→ **Work required**
Leave out the pictures, and write out exactly the lines from the beginning of the material to the line holding "Chart.register(...registerables);", that line included, and nothing else.

→ **Records for this task**
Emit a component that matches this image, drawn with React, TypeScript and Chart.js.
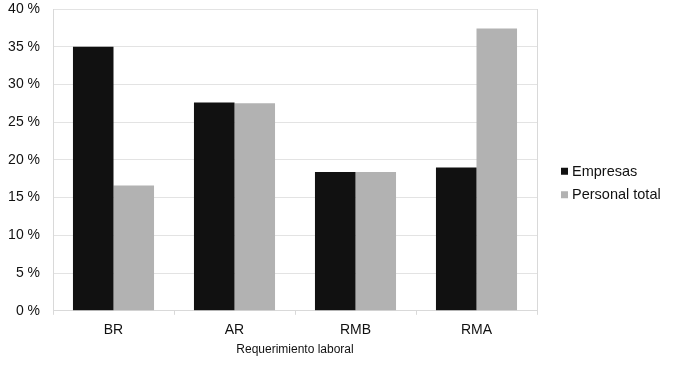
import React, { useEffect, useRef } from "react";
import { Chart, registerables } from "chart.js";

Chart.register(...registerables);

const categories = ["BR", "AR", "RMB", "RMA"];
const empresas = [35.0, 27.6, 18.4, 19.0];
const personalTotal = [16.6, 27.5, 18.4, 37.4];
const yMin = 0;
const yMax = 40;
const yStep = 5;
const seriesNames = ["Empresas", "Personal total"];
const seriesColors = ["#111111", "#b2b2b2"];
const xTitle = "Requerimiento laboral";

const FONT = "Arial, 'Liberation Sans', sans-serif";

const frameAndLegend = {
  id: "frameAndLegend",
  afterDraw(chart: any) {
    const { ctx, chartArea } = chart;
    ctx.save();
    // right frame line
    ctx.strokeStyle = "#d9d9d9";
    ctx.lineWidth = 1;
    ctx.beginPath();
    ctx.moveTo(Math.round(chartArea.right) + 0.5, chartArea.top);
    ctx.lineTo(Math.round(chartArea.right) + 0.5, chartArea.bottom);
    ctx.stroke();
    // legend
    const datasets = chart.data.datasets;
    const x0 = chartArea.right + 24;
    const yc = chart.height / 2;
    const spacing = 23.5;
    const startY = yc - ((datasets.length - 1) * spacing) / 2;
    ctx.font = `14.5px ${FONT}`;
    ctx.textBaseline = "middle";
    ctx.textAlign = "left";
    datasets.forEach((ds: any, i: number) => {
      const y = startY + i * spacing;
      ctx.fillStyle = ds.backgroundColor;
      ctx.fillRect(x0, y - 3.5, 7, 7);
      ctx.fillStyle = "#111";
      ctx.fillText(ds.label, x0 + 11, y + 0.5);
    });
    ctx.restore();
  },
};

export default function App() {
  const ref = useRef<HTMLCanvasElement>(null);
  useEffect(() => {
    if (!ref.current) return;
    const chart = new Chart(ref.current, {
      type: "bar",
      data: {
        labels: categories,
        datasets: [
          { label: seriesNames[0], data: empresas, backgroundColor: seriesColors[0] },
          { label: seriesNames[1], data: personalTotal, backgroundColor: seriesColors[1] },
        ],
      },
      options: {
        animation: false,
        responsive: false,
        layout: { padding: { left: 0, top: 0, bottom: 9, right: 141 } },
        datasets: { bar: { categoryPercentage: 0.67, barPercentage: 1 } },
        plugins: {
          legend: { display: false },
          tooltip: { enabled: false },
        },
        scales: {
          x: {
            grid: { offset: true, drawOnChartArea: false, drawTicks: true, tickLength: 4, color: "#d9d9d9" },
            border: { color: "#d9d9d9" },
            ticks: { color: "#111", font: { family: FONT, size: 14 }, padding: 7 },
            title: {
              display: true,
              text: xTitle,
              color: "#111",
              font: { family: FONT, size: 12 },
              padding: { top: -3, bottom: 0 },
            },
          },
          y: {
            min: yMin,
            max: yMax,
            ticks: {
              stepSize: yStep,
              color: "#111",
              font: { family: FONT, size: 14 },
              padding: 13,
              callback: (v: any) => `${v} %`,
            },
            grid: { color: "#e3e3e3", drawTicks: false },
            border: { color: "#d9d9d9" },
            afterFit: (s: any) => {
              s.width = 53;
              s.paddingTop = 9;
            },
          },
        },
      } as any,
      plugins: [frameAndLegend],
    });
    return () => chart.destroy();
  }, []);
  return (
    <div style={{ position: "fixed", left: 0, top: 0, width: 678, height: 366, background: "#fff" }}>
      <canvas ref={ref} width={678} height={366} style={{ display: "block" }} />
    </div>
  );
}
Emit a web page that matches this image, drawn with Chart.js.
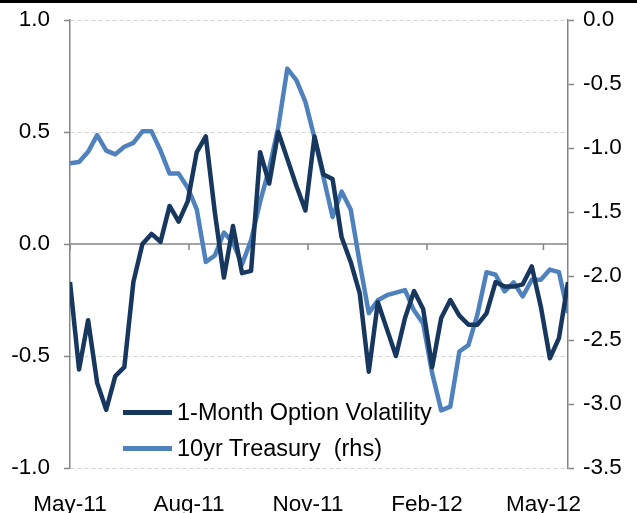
<!DOCTYPE html>
<html><head><meta charset="utf-8">
<script src="https://cdn.jsdelivr.net/npm/chart.js@4/dist/chart.umd.min.js"></script>
<style>
html,body{margin:0;padding:0;background:#fff;}
#wrap{position:relative;width:637px;height:513px;overflow:hidden;background:#fff;}
#topbar{position:absolute;left:0;top:0;width:637px;height:3px;background:#000;}
canvas{position:absolute;left:0;top:0;}
.item{position:absolute;left:123px;height:34px;display:flex;align-items:center;font-family:"Liberation Sans",Arial,sans-serif;font-size:23.5px;color:#000;white-space:pre;}
.sw{width:49px;height:5px;margin-right:5px;}
</style></head>
<body><div id="wrap"><canvas id="c" width="637" height="513"></canvas><div id="topbar"></div></div>
<script>
// weekly observation dates
const weekDates = ["2011-05-01","2011-05-08","2011-05-15","2011-05-22","2011-05-29",
"2011-06-05","2011-06-12","2011-06-19","2011-06-26",
"2011-07-03","2011-07-10","2011-07-17","2011-07-24","2011-07-31",
"2011-08-07","2011-08-14","2011-08-21","2011-08-28",
"2011-09-04","2011-09-11","2011-09-18","2011-09-25",
"2011-10-02","2011-10-09","2011-10-16","2011-10-23","2011-10-30",
"2011-11-06","2011-11-13","2011-11-20","2011-11-27",
"2011-12-04","2011-12-11","2011-12-18","2011-12-25",
"2012-01-01","2012-01-08","2012-01-15","2012-01-22","2012-01-29",
"2012-02-05","2012-02-12","2012-02-19","2012-02-26",
"2012-03-04","2012-03-11","2012-03-18","2012-03-25",
"2012-04-01","2012-04-08","2012-04-15","2012-04-22","2012-04-29",
"2012-05-06","2012-05-13","2012-05-20"];
const seriesNames = ["1-Month Option Volatility", "10yr Treasury  (rhs)"];
// left axis
const optionVol = [-0.17,-0.56,-0.34,-0.62,-0.74,-0.59,-0.55,-0.17,0.00,0.045,
0.01,0.17,0.10,0.19,0.41,0.48,0.14,-0.15,0.08,-0.13,
-0.12,0.41,0.27,0.50,0.38,0.26,0.15,0.48,0.31,0.29,
0.03,-0.08,-0.22,-0.57,-0.26,-0.38,-0.50,-0.33,-0.21,-0.29,
-0.55,-0.33,-0.25,-0.32,-0.36,-0.36,-0.31,-0.17,-0.19,-0.19,
-0.18,-0.10,-0.28,-0.51,-0.42,-0.17];
// right axis
const treasury10y = [-1.12,-1.11,-1.03,-0.90,-1.02,-1.05,-0.99,-0.96,-0.87,-0.87,
-1.02,-1.20,-1.20,-1.31,-1.48,-1.89,-1.84,-1.66,-1.74,-1.91,
-1.72,-1.42,-1.16,-0.84,-0.38,-0.47,-0.64,-0.92,-1.23,-1.54,
-1.34,-1.48,-1.90,-2.29,-2.19,-2.15,-2.13,-2.11,-2.27,-2.37,
-2.76,-3.05,-3.02,-2.59,-2.54,-2.30,-1.97,-1.99,-2.12,-2.05,
-2.16,-2.03,-2.03,-1.95,-1.97,-2.29];
const tickLabels = ["May-11","Aug-11","Nov-11","Feb-12","May-12"];
const tickDates = ["2011-05-01","2011-08-01","2011-11-01","2012-02-01","2012-05-01"];
const leftRange = [-1, 1, 0.5];
const rightRange = [-3.5, 0, 0.5];

const colors = ["#17375E", "#4F81BD"];
const DAY = 86400000;
const t0 = Date.parse(weekDates[0]);
const dayOf = d => (Date.parse(d) - t0) / DAY;
const xs = weekDates.map(dayOf);
const tickDays = tickDates.map(dayOf);
const FONT = "'Liberation Sans', Arial, sans-serif";
const AXIS = "#868686";

const zeroAxis = {
  id: 'zeroAxis',
  beforeDatasetsDraw(chart) {
    const {ctx, chartArea, scales} = chart;
    const y0 = scales.y.getPixelForValue(0);
    ctx.save();
    ctx.strokeStyle = AXIS;
    ctx.lineWidth = 1.5;
    ctx.beginPath();
    ctx.moveTo(chartArea.left, y0);
    ctx.lineTo(chartArea.right, y0);
    tickDays.forEach(d => {
      const px = scales.x.getPixelForValue(d);
      ctx.moveTo(px, y0);
      ctx.lineTo(px, y0 + 6);
    });
    ctx.stroke();
    ctx.restore();
  }
};

const fitY = w => a => { a.width = w; a.paddingTop = 0; a.paddingBottom = 0; };

new Chart(document.getElementById('c'), {
  type: 'line',
  data: {
    datasets: [
      {label: seriesNames[0], data: xs.map((x, i) => ({x, y: optionVol[i]})), yAxisID: 'y',
       borderColor: colors[0], borderWidth: 4.5, pointRadius: 0, tension: 0, borderJoinStyle: 'round'},
      {label: seriesNames[1], data: xs.map((x, i) => ({x, y: treasury10y[i]})), yAxisID: 'y2',
       borderColor: colors[1], borderWidth: 4.5, pointRadius: 0, tension: 0, borderJoinStyle: 'round'}
    ]
  },
  options: {
    responsive: false,
    animation: false,
    events: [],
    layout: {padding: {top: 20, left: 0, right: 0, bottom: 0}},
    plugins: {legend: {display: false}, tooltip: {enabled: false}},
    scales: {
      x: {
        type: 'linear', min: xs[0], max: xs[xs.length - 1],
        afterBuildTicks: a => { a.ticks = tickDays.map(v => ({value: v})); },
        afterFit: a => { a.height = 45; a.paddingLeft = 0; a.paddingRight = 0; },
        ticks: {autoSkip: false, maxRotation: 0, padding: 15, color: '#000',
          font: {family: FONT, size: 22.5},
          callback: v => tickLabels[tickDays.indexOf(v)] ?? ''},
        grid: {display: false}, border: {display: false}
      },
      y: {
        position: 'left', min: leftRange[0], max: leftRange[1],
        afterFit: fitY(70),
        ticks: {stepSize: leftRange[2], padding: 14, color: '#000', font: {family: FONT, size: 22.5},
          callback: v => Number(v).toFixed(1)},
        grid: {color: c => (c.tick && c.tick.value === 0) ? 'rgba(0,0,0,0)' : '#d3d3d3',
          lineWidth: 1, tickLength: 6, tickColor: AXIS, tickWidth: 1.5},
        border: {display: true, color: AXIS, width: 1.5, dash: [4, 3]}
      },
      y2: {
        position: 'right', min: rightRange[0], max: rightRange[1],
        afterFit: fitY(69),
        ticks: {stepSize: rightRange[2], padding: 9, color: '#000', font: {family: FONT, size: 22.5},
          callback: v => Number(v).toFixed(1)},
        grid: {drawOnChartArea: false, tickLength: 6, tickColor: AXIS, tickWidth: 1.5},
        border: {display: true, color: AXIS, width: 1.5}
      }
    }
  },
  plugins: [zeroAxis]
});

// legend built from the series names
const wrap = document.getElementById('wrap');
seriesNames.forEach((name, i) => {
  const it = document.createElement('div');
  it.className = 'item';
  it.style.top = (395 + i * 36) + 'px';
  const sw = document.createElement('span');
  sw.className = 'sw';
  sw.style.background = colors[i];
  const tx = document.createElement('span');
  tx.textContent = name;
  it.appendChild(sw); it.appendChild(tx);
  wrap.appendChild(it);
});
</script>
</body></html>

→ **Output of the task**
Emit a component that matches this image, drawn with React, TypeScript and Chart.js.
import React, { useEffect, useRef } from "react";
import { Chart, registerables } from "chart.js";

Chart.register(...registerables);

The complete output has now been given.